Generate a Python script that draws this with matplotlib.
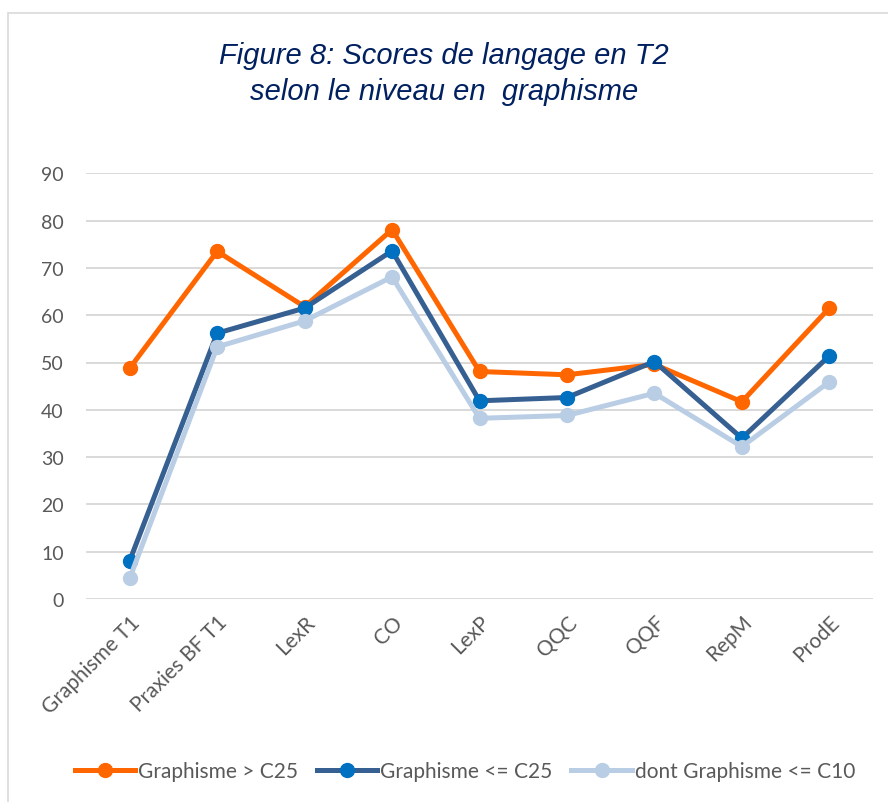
import matplotlib
matplotlib.use('Agg')
import matplotlib.pyplot as plt
from matplotlib.patches import Rectangle
import numpy as np

# data
categories = ['Graphisme T1', 'Praxies BF T1', 'LexR', 'CO', 'LexP', 'QQC', 'QQF', 'RepM', 'ProdE']
sup_c25 = [48.8, 73.5, 61.8, 78.1, 48.1, 47.4, 49.6, 41.7, 61.5]
inf_c25 = [8.1, 56.2, 61.5, 73.6, 41.9, 42.6, 50.2, 34.0, 51.4]
inf_c10 = [4.4, 53.3, 58.8, 68.1, 38.2, 38.8, 43.5, 32.2, 45.9]
series_names = ['Graphisme > C25', 'Graphisme <= C25', 'dont Graphisme <= C10']
yticks = [0, 10, 20, 30, 40, 50, 60, 70, 80, 90]

W, H = 888, 803
fig = plt.figure(figsize=(W/100, H/100), dpi=100)
fig.patch.set_facecolor('white')

# chart area border
fig.patches.append(Rectangle((8/W, -0.1), 1.2, 1 - 14/H + 0.1, transform=fig.transFigure,
                             fill=False, edgecolor='#D9D9D9', linewidth=1.2))

left, right = 86/W, 873/W
bottom, top = 1 - 600/H, 1 - 174.3/H
ax = fig.add_axes([left, bottom, right-left, top-bottom])

ind = np.arange(len(categories))
lw = 3.6
ms = 10
ax.plot(ind, sup_c25, color='#FF6600', lw=lw, marker='o', ms=ms,
        mfc='#FF6600', mec='#FF6600', label=series_names[0], zorder=3)
ax.plot(ind, inf_c25, color='#365F92', lw=lw, marker='o', ms=ms,
        mfc='#0070C0', mec='#0070C0', label=series_names[1], zorder=4)
ax.plot(ind, inf_c10, color='#B9CDE5', lw=lw, marker='o', ms=ms,
        mfc='#B9CDE5', mec='#B9CDE5', label=series_names[2], zorder=5)

ax.set_xlim(-0.5, len(categories) - 0.5)
ax.set_ylim(0, 90)
ax.set_yticks(yticks)
ax.yaxis.grid(True, color='#D9D9D9', lw=1.4)
ax.set_axisbelow(True)
for s in ax.spines.values():
    s.set_visible(False)
ax.tick_params(length=0)
ax.tick_params(axis='y', pad=16, labelsize=14, labelcolor='#595959')
ax.set_xticks(ind)
ax.set_xticklabels(categories, rotation=45, ha='right', rotation_mode='anchor',
                   fontsize=15, color='#595959')
ax.tick_params(axis='x', pad=9)
for t in ax.get_xticklabels() + ax.get_yticklabels():
    t.set_fontfamily('Lato')

fig.text(0.5, 1 - 74/H, 'Figure 8: Scores de langage en T2\nselon le niveau en  graphisme',
         ha='center', va='center', fontsize=21, style='italic', color='#002060',
         family='Liberation Sans', linespacing=1.35)

leg = fig.legend(loc='center', bbox_to_anchor=(465/W, 1 - 772/H), ncol=3, frameon=False,
                 prop={'family': 'Lato', 'size': 15}, handlelength=2.9, handletextpad=0.15,
                 columnspacing=0.9)
for t in leg.get_texts():
    t.set_color('#595959')

fig.savefig('out.png', dpi=100, facecolor='white')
▬▬▬▬▬▬
- [EXERCISE BRIEF]: Search the lines for the string "matplotlib" and copy every line that has it.

- [EXERCISE RESPONSE]:
Generate a Python script that draws this with matplotlib.
import matplotlib
matplotlib.use('Agg')
import matplotlib.pyplot as plt
from matplotlib.patches import Rectangle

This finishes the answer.